A Map of the World - Jane Hamilton [111]
“I’m Mrs. Lexin,” the blond woman said to Emma. “Let’s you and I talk for a minute while Miss Anderson is playing with your sister.”
Theresa had mentioned an anger on my behalf strong enough to make her want to smash her recyclable glass against her garage door. As I sat listening to the noise of Rafferty’s talk, I did not so much want to break anything specific. I felt I might have shouted with a force unusual to me, those flights up to Alice’s pod. Look! Look at your daughters!
Although the time went slowly Claire was out in about ten minutes, and Emma shortly after. Claire had been crying, judging from her feverish look and her matted lashes. Mrs. Lexin, a good ten years my junior, called me into her office. She had short hair and glasses that took up half her face. She was studying her folder. “The girls are quite upset about their mother, about her having been taken away.”
“Yes, I’m aware of that.”
“We’d like to see them again, tomorrow, if you don’t mind.” When I didn’t answer she glanced at me. “Would that work out?”
I nodded.
“It is clear that your girls are experiencing a good deal of trauma about their mother being gone and I would recommend to you, Mr. Goodwin, strongly recommend, that they see someone to help them through this time. We have a listing here, of therapists and human service agencies in the county. You are not legally bound to seek out help, but it would be most beneficial, under the circumstances.”
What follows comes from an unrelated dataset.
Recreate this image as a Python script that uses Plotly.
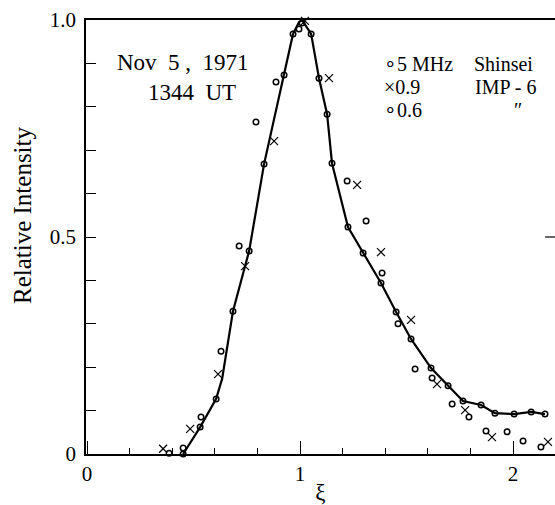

I would have liked to say that they’d been fine before they came for the interview. “Thank you,” I said from between my clenched teeth.
“They were brought up to try, try again, if at first they don’t succeed,” Rafferty said as we went out the doors, back into the furnace of the July day. Claire was whining into my shoulder and Emma was silent, keeping close at my side. “Most of us are raised to toe the line, conform, follow the rules. Rules sure make the world go around, but I’ve got a bit of the anarchist in me. How beautiful it would be to buck the system. To get away with thumbing your nose at a few key people in high places. The trouble is the stakes are always too high. Too high.” He came down on my free shoulder. “Tomorrow, then. More of same. Same old crap, same conclusion. Onward. Upward. Back to work.” He tweaked Claire’s chin. “You make sure your father watches his manners, girls.” He ruffled Emma’s hair and then he darted between the cars to get across the street.
The second interview went much the same as the first. Claire hugged her rabbit and cried. Emma too did not want to play. She remained dry eyed. I was proud of her. She was polite, tight-lipped. She wanted to go back to her dad, she told Mrs. Lexin. When she was asked if anything bad happened at home, Emma spoke about the cat that had jumped up into the engine and gotten ground to bits. It had been I who had started the car. I was again given the recommendation that the girls get immediate help from a local therapist. As we left Rafferty looked at me and said, “We have one thorn out of our big, soft pads.” To Emma he said, “Isn’t that right, kiddo?”
Emma yanked on my shirt after he was gone. She wanted me to squat, to get to her level so she could whisper in my ear. “I don’t like him,” she said.
As the weeks wore on I stayed beyond the lunch hour at Theresa’s. Each day I stayed longer. Finally I put yesterday’s paper on the chaise lounge as protection against my dirty clothes and sat on it. I read Time magazine and Country Home. Theresa went about her chores. It was hard to catch the words to the songs she sang. I read, feeling her movements in the next room. “Aren’t you ever going back to work?” she said once. I jumped to attention. “No, no, no, Howard,” she said as she laughed.